Philosophical Lens – “Edge”
Alright, nerds. It’s time to philosophize the pain away.
🧍 Ontology (What is an edge, really?)
An edge implies separation. A this and a that.
But what if the edge is also a space in its own right?
Not just where one thing ends—but where transformation begins.
You’re not at the edge of the cliff.
You are the cliff.
Or maybe you’re the wind that pushes people off. Who’s to say?
🧠 Epistemology (How do we know we’re at the edge?)
Is it when we feel the risk? The fear? The thrill?
Or is it only “the edge” in hindsight—when you realize how close you were to something you didn’t understand at the time?
Maybe all awareness begins at the edge—of knowledge, of perception, of patience.
🧘 Phenomenology (What does “edge” feel like?)
It feels like tension.
Like standing too close to something you don’t control.
Like anticipation with teeth.
You know that sensation in your gut when something’s about to happen but hasn’t yet? That’s edge. It’s your body saying, “Hey, everything is technically fine… but not for long.”
🌌 Existential Inquiry (Are we always living on some edge?)
Every choice, every change, every truth we ignore puts us on one edge or another.
We’re not just visitors to the edge. We live there. We are the creatures of brinkmanship.
So the question isn’t are you on the edge?
It’s which one?
Aphorism or Core Truth – “Edge”
“Edges aren’t where things end.

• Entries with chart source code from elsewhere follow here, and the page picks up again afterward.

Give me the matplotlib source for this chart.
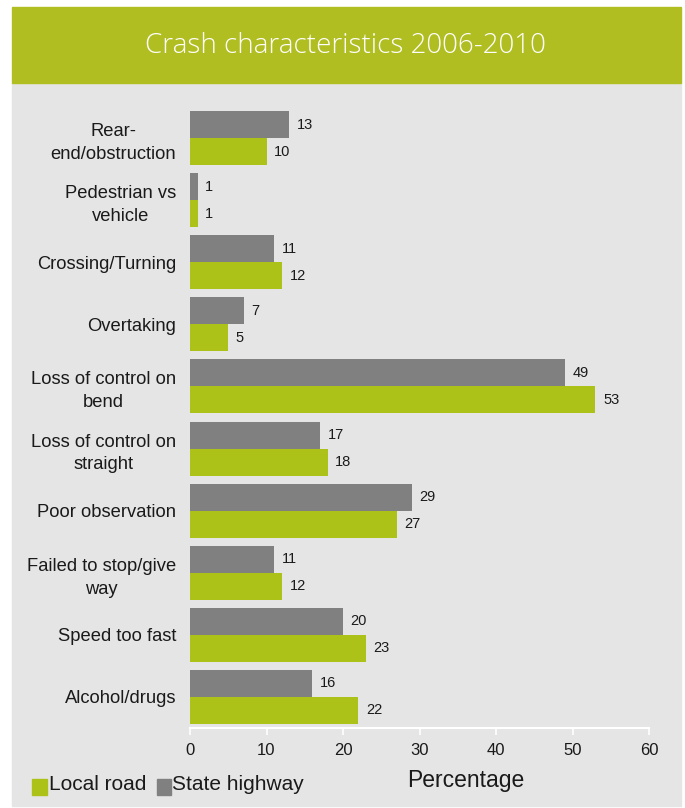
import numpy as np
import matplotlib
matplotlib.use("Agg")
import matplotlib.pyplot as plt
from matplotlib.patches import Rectangle

categories = [
    "Rear-\nend/obstruction",
    "Pedestrian vs\nvehicle",
    "Crossing/Turning",
    "Overtaking",
    "Loss of control on\nbend",
    "Loss of control on\nstraight",
    "Poor observation",
    "Failed to stop/give\nway",
    "Speed too fast",
    "Alcohol/drugs",
]
state_highway = [13, 1, 11, 7, 49, 17, 29, 11, 20, 16]
local_road = [10, 1, 12, 5, 53, 18, 27, 12, 23, 22]
xticks = [0, 10, 20, 30, 40, 50, 60]

GREEN = "#adc219"
GREY = "#808080"
PANEL = "#e5e5e5"
BAND = "#b0be21"
TEXT = "#1a1a1a"

plt.rcParams["font.family"] = ["Liberation Sans", "DejaVu Sans"]

fig = plt.figure(figsize=(6.85, 8.08), dpi=100)
W, H = 685, 808

# grey panel and title band behind everything
fig.patches.append(Rectangle((12 / W, 2 / H), 669 / W, 723 / H,
                             transform=fig.transFigure, color=PANEL, zorder=-2))
fig.patches.append(Rectangle((12 / W, (H - 83) / H), 669 / W, 76 / H,
                             transform=fig.transFigure, color=BAND, zorder=-2))
fig.text(345 / W, 1 - 46 / H, "Crash characteristics 2006-2010",
         ha="center", va="center", color="white", fontsize=20,
         family=["Open Sans", "DejaVu Sans"], fontweight="light")

ax = fig.add_axes([190 / W, 1 - 728 / H, 459 / W, 621 / H])
ax.set_facecolor("none")

y = np.arange(len(categories))
h = 0.435
ax.barh(y - h / 2, state_highway, height=h, color=GREY, zorder=2)
ax.barh(y + h / 2, local_road, height=h, color=GREEN, zorder=3)

for yi, v in zip(y, state_highway):
    ax.text(v + 1.0, yi - h / 2, str(v), va="center", ha="left",
            fontsize=10.5, color=TEXT)
for yi, v in zip(y, local_road):
    ax.text(v + 1.0, yi + h / 2, str(v), va="center", ha="left",
            fontsize=10.5, color=TEXT)

ax.set_ylim(len(categories) - 0.5, -0.5)
ax.set_xlim(0, 60)
ax.set_yticks(y)
ax.set_yticklabels(categories, ha="right", multialignment="center",
                   fontsize=13.2, color=TEXT, linespacing=1.45)
ax.tick_params(axis="y", length=0, pad=10)
ax.set_xticks(xticks)
ax.tick_params(axis="x", length=5, width=1.2, color="white", pad=6,
               labelsize=12, labelcolor=TEXT)

for side in ["top", "right", "left"]:
    ax.spines[side].set_visible(False)
ax.spines["bottom"].set_color("white")
ax.spines["bottom"].set_linewidth(1.5)

fig.text(466 / W, 1 - 781 / H, "Percentage", ha="center", va="center",
         fontsize=16.5, color=TEXT)

# legend drawn by hand: squares and labels along the bottom
fig.patches.append(Rectangle((32 / W, 1 - 795 / H), 15 / W, 16 / H,
                             transform=fig.transFigure, color=GREEN))
fig.text(49 / W, 1 - 785 / H, "Local road", ha="left", va="center",
         fontsize=15, color=TEXT)
fig.patches.append(Rectangle((157 / W, 1 - 795 / H), 14 / W, 16 / H,
                             transform=fig.transFigure, color=GREY))
fig.text(172 / W, 1 - 785 / H, "State highway", ha="left", va="center",
         fontsize=15, color=TEXT)

fig.savefig("out.png", dpi=100, facecolor="white")
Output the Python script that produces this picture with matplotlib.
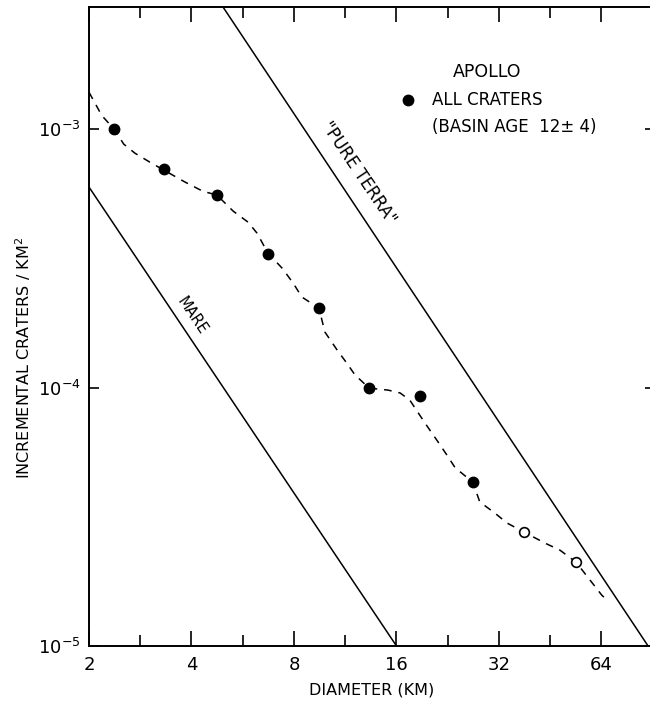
import matplotlib
matplotlib.use('Agg')
import matplotlib.pyplot as plt
from matplotlib.ticker import FixedLocator, FixedFormatter, NullLocator, NullFormatter

# Apollo crater counts
diam_filled = [2.37, 3.32, 4.75, 6.71, 9.47, 13.3, 18.8, 26.8]
dens_filled = [1.0e-3, 7.0e-4, 5.55e-4, 3.3e-4, 2.04e-4, 1.0e-4, 9.3e-5, 4.33e-5]
diam_open = [37.9, 54.0]
dens_open = [2.77e-5, 2.12e-5]

# hand drawn dashed curve through the points
curve_d = [2.00, 2.18, 2.37, 2.53, 2.73, 3.02, 3.32, 3.83, 4.32, 4.75, 5.30, 5.86,
           6.23, 6.71, 7.38, 7.95, 8.44, 9.47, 9.86, 10.7, 11.45, 12.08, 13.3, 15.1,
           16.4, 17.5, 19.4, 21.0, 22.5, 23.8, 26.8, 28.1, 31.1, 33.8, 37.9, 43.7,
           48.3, 53.9, 59.2, 64.2, 66.4]
curve_n = [1.39e-3, 1.13e-3, 1.0e-3, 8.75e-4, 8.07e-4, 7.45e-4, 6.94e-4, 6.24e-4,
           5.75e-4, 5.56e-4, 4.82e-4, 4.37e-4, 3.96e-4, 3.31e-4, 2.90e-4, 2.54e-4,
           2.24e-4, 2.03e-4, 1.64e-4, 1.40e-4, 1.24e-4, 1.12e-4, 9.95e-5, 9.78e-5,
           9.53e-5, 8.95e-5, 7.29e-5, 6.27e-5, 5.48e-5, 4.89e-5, 4.31e-5, 3.61e-5,
           3.27e-5, 2.99e-5, 2.76e-5, 2.50e-5, 2.35e-5, 2.11e-5, 1.80e-5, 1.57e-5,
           1.51e-5]

# reference lines
mare_d = [2.0, 16.0]
mare_n = [5.97e-4, 1.0e-5]
terra_d = [4.95, 87.7]
terra_n = [2.97e-3, 1.0e-5]

xticks = [2, 4, 8, 16, 32, 64]
xticklabels = ['2', '4', '8', '16', '32', '64']
xminor = [2.83, 5.66, 11.3, 22.6, 45.3]
yticks = [1e-5, 1e-4, 1e-3]
yticklabels = [r'$10^{-5}$', r'$10^{-4}$', r'$10^{-3}$']

fig = plt.figure(figsize=(6.5, 7.06), dpi=100)
ax = fig.add_axes([89/650, 60/706, 566/650, 639/706])
ax.set_xscale('log', base=2)
ax.set_yscale('log')
ax.set_xlim(2, 91.9)
ax.set_ylim(1e-5, 2.97e-3)

ax.plot(mare_d, mare_n, color='black', lw=1.1)
ax.plot(terra_d, terra_n, color='black', lw=1.1)
ax.plot(curve_d, curve_n, color='black', lw=1.1, linestyle=(0, (5, 4.5)))
ax.plot(diam_filled, dens_filled, 'o', color='black', ms=7.5)
ax.plot(diam_open, dens_open, 'o', mfc='white', mec='black', mew=1.2, ms=7)

ax.text(4.01, 1.89e-4, 'MARE', rotation=-56, ha='center', va='center', fontsize=10.5)
ax.text(12.4, 6.75e-4, '"PURE TERRA"', rotation=-56, ha='center', va='center', fontsize=12)

# key
ax.text(0.703, 0.898, 'APOLLO', transform=ax.transAxes, ha='center', va='center', fontsize=12.5)
ax.plot([0.5636], [0.854], 'o', color='black', ms=7.5, transform=ax.transAxes)
ax.text(0.606, 0.854, 'ALL CRATERS', transform=ax.transAxes, ha='left', va='center', fontsize=12)
ax.text(0.606, 0.812, '(BASIN AGE  12\u00b1 4)', transform=ax.transAxes, ha='left', va='center', fontsize=12)

ax.xaxis.set_major_locator(FixedLocator(xticks))
ax.xaxis.set_major_formatter(FixedFormatter(xticklabels))
ax.xaxis.set_minor_locator(FixedLocator(xminor))
ax.xaxis.set_minor_formatter(NullFormatter())
ax.yaxis.set_major_locator(FixedLocator(yticks))
ax.yaxis.set_major_formatter(FixedFormatter(yticklabels))
ax.yaxis.set_minor_locator(NullLocator())

ax.tick_params(axis='x', which='major', direction='in', top=True, length=11, width=1.2, labelsize=13, pad=7)
ax.tick_params(axis='x', which='minor', direction='in', top=True, length=8, width=1.2)
ax.tick_params(axis='y', which='major', direction='in', right=True, length=7, width=1.2, labelsize=13, pad=6)
for s in ax.spines.values():
    s.set_linewidth(1.4)

ax.set_xlabel('DIAMETER (KM)', fontsize=11.5, labelpad=6)
fig.text(23/650, 1 - 358/706, 'INCREMENTAL CRATERS / KM$^2$', rotation=90, ha='center', va='center', fontsize=11.5)

fig.savefig('out.png', dpi=100)
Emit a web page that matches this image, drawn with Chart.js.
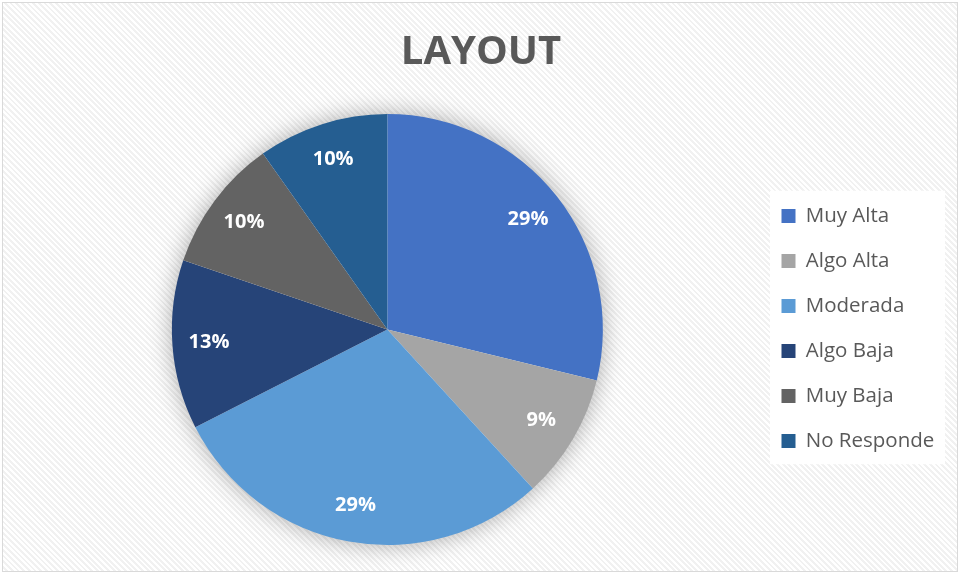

They’re where things decide.”
Want some more philosophical spice rubs for your inner monologue?
- “To stand at the edge is to admit you might fall—and to stay anyway.”
- “We fear the edge because it doesn’t lie. You’re either in… or you’re over.”
- “The edge doesn’t break you. It shows you what you’re still holding onto.”
- “The sharpest edges are often the ones we carry inside.”
- “Living on the edge is just code for wanting to feel anything.”
Daily Mindfulness Prompt – “Edge”
Today, find your edge. Not to cross it. Just to notice it.
Where do you stop yourself—from speaking, from acting, from feeling?
Where do things feel too sharp, too close, too real?
If you lean toward it, what happens?
And if you step back, what stays untouched?
Remember: the edge is not the end.
It’s just where you stop pretending not to feel it.